Obama touts 'economic patriotism' in 2-minute ad

WASHINGTON (AP) - President Barack Obama tried Thursday to build on the lead he has started to take in the most important battleground states that will decide the November election...

WASHINGTON (AP) — President Barack Obama tried Thursday to build on the lead he has started to take in the most important battleground states that will decide the November election, promoting what he calls a “new economic patriotism” as Republican challenger Mitt Romney prepares for their crucial first debate next week.

In a two-minute ad aimed at seven states that don’t reliably vote Democrat or Republican, Obama promotes an economic plan he says will create 1 million manufacturing jobs, cut oil imports and hire thousands of new teachers.

The ad is set to air in the two most important of those battleground states, Ohio and Florida, as well as New Hampshire, Virginia, Iowa, Nevada and Colorado.

It is likely that Romney must win either Ohio or Florida to take the election, but the most recent polls show Obama edging ahead in both states. The president is not chosen by popular vote but in state-by-state contests.
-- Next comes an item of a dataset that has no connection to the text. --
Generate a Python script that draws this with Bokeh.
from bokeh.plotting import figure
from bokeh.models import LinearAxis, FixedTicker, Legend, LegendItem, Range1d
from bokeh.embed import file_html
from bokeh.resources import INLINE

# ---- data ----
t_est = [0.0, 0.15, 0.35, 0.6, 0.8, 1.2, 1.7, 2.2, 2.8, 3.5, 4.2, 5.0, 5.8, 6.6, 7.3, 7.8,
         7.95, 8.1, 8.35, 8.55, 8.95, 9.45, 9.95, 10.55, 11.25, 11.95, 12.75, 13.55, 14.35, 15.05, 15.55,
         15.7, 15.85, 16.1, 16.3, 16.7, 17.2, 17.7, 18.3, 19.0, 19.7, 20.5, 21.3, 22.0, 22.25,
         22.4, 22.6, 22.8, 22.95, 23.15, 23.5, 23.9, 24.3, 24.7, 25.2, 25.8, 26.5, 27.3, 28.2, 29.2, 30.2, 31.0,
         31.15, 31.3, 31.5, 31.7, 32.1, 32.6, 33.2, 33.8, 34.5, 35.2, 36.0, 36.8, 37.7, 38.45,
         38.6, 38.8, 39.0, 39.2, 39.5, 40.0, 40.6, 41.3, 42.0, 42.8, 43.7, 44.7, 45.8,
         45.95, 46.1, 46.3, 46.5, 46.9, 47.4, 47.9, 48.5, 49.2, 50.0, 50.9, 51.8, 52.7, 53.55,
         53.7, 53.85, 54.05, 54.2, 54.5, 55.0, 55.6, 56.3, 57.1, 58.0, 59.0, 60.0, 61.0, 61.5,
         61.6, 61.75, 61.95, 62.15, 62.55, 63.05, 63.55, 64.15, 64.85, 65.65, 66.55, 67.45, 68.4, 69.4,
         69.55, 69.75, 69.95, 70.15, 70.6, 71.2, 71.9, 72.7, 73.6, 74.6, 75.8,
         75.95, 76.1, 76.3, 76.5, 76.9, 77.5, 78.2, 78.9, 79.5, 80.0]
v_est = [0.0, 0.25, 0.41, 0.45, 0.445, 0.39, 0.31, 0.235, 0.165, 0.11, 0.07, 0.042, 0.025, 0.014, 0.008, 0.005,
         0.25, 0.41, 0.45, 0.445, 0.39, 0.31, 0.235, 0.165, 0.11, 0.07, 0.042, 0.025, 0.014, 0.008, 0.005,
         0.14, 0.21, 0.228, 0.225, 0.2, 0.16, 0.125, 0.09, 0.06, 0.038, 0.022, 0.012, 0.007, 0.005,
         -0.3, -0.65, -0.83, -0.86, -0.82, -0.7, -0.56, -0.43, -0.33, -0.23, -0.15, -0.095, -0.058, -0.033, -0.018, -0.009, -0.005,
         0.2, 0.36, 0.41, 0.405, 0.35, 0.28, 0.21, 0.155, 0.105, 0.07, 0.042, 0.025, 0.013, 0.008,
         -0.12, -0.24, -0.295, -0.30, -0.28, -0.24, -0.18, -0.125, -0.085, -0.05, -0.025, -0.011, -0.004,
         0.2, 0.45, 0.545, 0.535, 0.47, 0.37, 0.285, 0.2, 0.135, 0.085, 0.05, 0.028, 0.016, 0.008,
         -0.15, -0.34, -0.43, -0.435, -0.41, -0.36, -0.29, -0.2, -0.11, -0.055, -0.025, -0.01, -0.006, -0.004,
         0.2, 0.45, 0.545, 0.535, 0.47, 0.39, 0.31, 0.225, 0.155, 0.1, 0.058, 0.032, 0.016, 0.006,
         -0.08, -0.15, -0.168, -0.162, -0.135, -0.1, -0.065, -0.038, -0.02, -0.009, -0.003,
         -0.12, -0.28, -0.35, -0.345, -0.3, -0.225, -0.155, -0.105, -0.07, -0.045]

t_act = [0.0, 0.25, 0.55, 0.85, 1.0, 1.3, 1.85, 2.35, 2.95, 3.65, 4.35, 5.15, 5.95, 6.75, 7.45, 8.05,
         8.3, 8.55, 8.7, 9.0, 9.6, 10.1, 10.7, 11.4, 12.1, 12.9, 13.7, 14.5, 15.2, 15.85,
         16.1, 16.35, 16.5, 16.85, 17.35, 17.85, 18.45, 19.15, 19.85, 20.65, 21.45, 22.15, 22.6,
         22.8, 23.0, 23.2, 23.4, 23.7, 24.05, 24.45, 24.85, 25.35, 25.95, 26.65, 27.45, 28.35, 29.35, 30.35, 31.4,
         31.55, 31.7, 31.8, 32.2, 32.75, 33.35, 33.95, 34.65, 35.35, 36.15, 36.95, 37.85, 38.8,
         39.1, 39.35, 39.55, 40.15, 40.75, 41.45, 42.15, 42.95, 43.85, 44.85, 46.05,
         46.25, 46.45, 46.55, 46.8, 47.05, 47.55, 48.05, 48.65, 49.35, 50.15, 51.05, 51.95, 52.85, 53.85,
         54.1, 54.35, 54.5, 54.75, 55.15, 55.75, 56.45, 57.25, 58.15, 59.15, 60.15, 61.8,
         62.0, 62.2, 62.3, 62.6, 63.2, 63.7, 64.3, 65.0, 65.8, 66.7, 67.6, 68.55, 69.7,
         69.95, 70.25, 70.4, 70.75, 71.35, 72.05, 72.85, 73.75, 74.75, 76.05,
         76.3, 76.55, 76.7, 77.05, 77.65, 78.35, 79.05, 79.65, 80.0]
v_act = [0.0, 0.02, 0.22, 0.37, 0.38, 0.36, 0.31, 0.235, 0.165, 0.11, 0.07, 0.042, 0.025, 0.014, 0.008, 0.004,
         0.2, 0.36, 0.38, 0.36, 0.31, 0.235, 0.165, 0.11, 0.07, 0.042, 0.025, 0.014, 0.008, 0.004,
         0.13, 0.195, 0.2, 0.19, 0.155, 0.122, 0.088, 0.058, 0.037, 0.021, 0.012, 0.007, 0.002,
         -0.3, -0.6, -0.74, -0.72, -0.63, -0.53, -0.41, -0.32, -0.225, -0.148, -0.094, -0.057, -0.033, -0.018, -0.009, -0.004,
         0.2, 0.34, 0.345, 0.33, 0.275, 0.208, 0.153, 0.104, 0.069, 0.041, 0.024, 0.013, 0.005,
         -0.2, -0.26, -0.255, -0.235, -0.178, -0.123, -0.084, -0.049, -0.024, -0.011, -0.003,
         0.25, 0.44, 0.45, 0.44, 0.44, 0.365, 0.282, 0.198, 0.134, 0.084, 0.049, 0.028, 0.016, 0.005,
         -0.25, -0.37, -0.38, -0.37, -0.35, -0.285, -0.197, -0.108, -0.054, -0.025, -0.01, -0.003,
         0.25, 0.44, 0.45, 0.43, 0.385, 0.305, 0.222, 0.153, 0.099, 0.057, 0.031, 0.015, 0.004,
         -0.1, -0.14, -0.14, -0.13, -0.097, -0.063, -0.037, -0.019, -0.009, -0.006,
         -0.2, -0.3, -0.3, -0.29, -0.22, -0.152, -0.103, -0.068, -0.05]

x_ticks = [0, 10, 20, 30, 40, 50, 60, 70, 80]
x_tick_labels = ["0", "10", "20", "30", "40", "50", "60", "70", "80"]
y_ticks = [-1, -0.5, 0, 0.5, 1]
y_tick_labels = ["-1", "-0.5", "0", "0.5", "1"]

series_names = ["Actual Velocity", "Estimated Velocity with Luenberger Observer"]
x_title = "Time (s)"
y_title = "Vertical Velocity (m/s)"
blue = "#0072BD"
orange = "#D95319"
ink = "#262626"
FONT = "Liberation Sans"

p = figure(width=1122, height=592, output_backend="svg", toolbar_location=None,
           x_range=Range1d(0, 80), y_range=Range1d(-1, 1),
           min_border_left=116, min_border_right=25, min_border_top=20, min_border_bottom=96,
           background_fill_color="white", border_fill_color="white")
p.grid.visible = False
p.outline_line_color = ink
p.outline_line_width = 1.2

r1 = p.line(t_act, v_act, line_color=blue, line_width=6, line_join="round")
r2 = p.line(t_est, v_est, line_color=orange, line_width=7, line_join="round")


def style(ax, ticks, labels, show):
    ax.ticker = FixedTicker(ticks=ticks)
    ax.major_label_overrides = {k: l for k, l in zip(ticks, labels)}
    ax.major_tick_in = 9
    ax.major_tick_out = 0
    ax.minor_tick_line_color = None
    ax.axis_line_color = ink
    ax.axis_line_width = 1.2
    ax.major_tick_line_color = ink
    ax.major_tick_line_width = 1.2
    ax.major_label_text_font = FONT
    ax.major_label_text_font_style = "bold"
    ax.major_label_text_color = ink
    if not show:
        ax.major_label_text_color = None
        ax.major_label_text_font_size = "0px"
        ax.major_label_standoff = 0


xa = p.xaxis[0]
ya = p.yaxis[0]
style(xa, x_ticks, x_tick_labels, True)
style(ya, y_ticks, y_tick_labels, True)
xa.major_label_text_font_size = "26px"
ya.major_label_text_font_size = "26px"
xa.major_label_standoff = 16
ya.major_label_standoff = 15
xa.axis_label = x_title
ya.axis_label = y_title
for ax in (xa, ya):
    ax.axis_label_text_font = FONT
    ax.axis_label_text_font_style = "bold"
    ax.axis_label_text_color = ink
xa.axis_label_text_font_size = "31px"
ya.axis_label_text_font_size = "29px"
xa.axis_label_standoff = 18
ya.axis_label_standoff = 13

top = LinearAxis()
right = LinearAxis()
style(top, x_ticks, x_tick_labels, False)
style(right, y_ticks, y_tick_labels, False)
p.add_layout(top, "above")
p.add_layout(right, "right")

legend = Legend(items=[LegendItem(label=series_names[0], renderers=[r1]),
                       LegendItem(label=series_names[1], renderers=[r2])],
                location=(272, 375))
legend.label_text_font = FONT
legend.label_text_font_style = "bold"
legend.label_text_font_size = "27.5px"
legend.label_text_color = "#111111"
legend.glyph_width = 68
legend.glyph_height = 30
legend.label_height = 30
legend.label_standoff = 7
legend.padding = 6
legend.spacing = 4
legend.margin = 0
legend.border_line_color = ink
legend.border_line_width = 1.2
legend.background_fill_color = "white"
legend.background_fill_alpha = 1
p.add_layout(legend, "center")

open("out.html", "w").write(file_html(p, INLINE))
On Thursday, the two candidates are scheduled to campaign in the same state for the third straight day, this time in Virginia.

The simultaneous visits follow an all-day duel Wednesday in Ohio, where Romney declared he can do more than Obama to improve the lives of average people. Obama scoffed that a challenger who calls half the nation “victims” was unlikely to be of much help.

Polls show Obama widening his lead in several key states amid backlash from a leaked video in which Romney disparages the 47 percent of Americans who don’t pay federal income tax as government-dependent Obama supporters who see themselves as victims and won’t take responsibility for their own lives.

Obama’s campaign was reveling in the latest public polling but trying to crush any sense of overconfidence. “If we need to pass out horse blinders to all of our staff, we will do that,” campaign spokeswoman Jen Psaki said Wednesday.

The latest round of reports on the still-struggling economy can help keep confidence in check. Thursday’s mixed reports showed the weekly number of Americans seeking unemployment benefits was at a nine-week low, but the economy also grew at an even more sluggish pace in the April-June quarter than previously believed.

Meanwhile, new Republican-leaning independent groups have entered the presidential advertising fight. The commercials, aimed at voters who supported Obama in 2008 but are now undecided, join those from the campaigns and outside groups targeting the narrow map of battleground states.

Americans for Job Security launched an $8.7 million ad buy in six battleground states, while the Ending Spending Action Fund, a new conservative group, was set to debut a $10 million, four-state ad campaign on Thursday.

Romney went after working-class voters Wednesday at three stops in Ohio, while Obama rallied college crowds. Early voting in Ohio begins next week.

“If President Obama were to be re-elected, what you’d see is four more years like the last four years, and we can’t afford another four more years like the last four years,” Romney told a boisterous crowd.

Romney’s campaign has been reeling from his caught-on-video comments at a Florida fundraiser last May. The new opinion polls were conducted after the video became public last week.

Romney told ABC News that the race was in a statistical tie in some national polls.

Obama was not about to let the video comments fade away. He said Wednesday that “America is not about what can be done for us. It’s about what can be done by us together, as one nation, as one people.”

And he added: “You can’t make it happen if you write off half the nation before you take office.”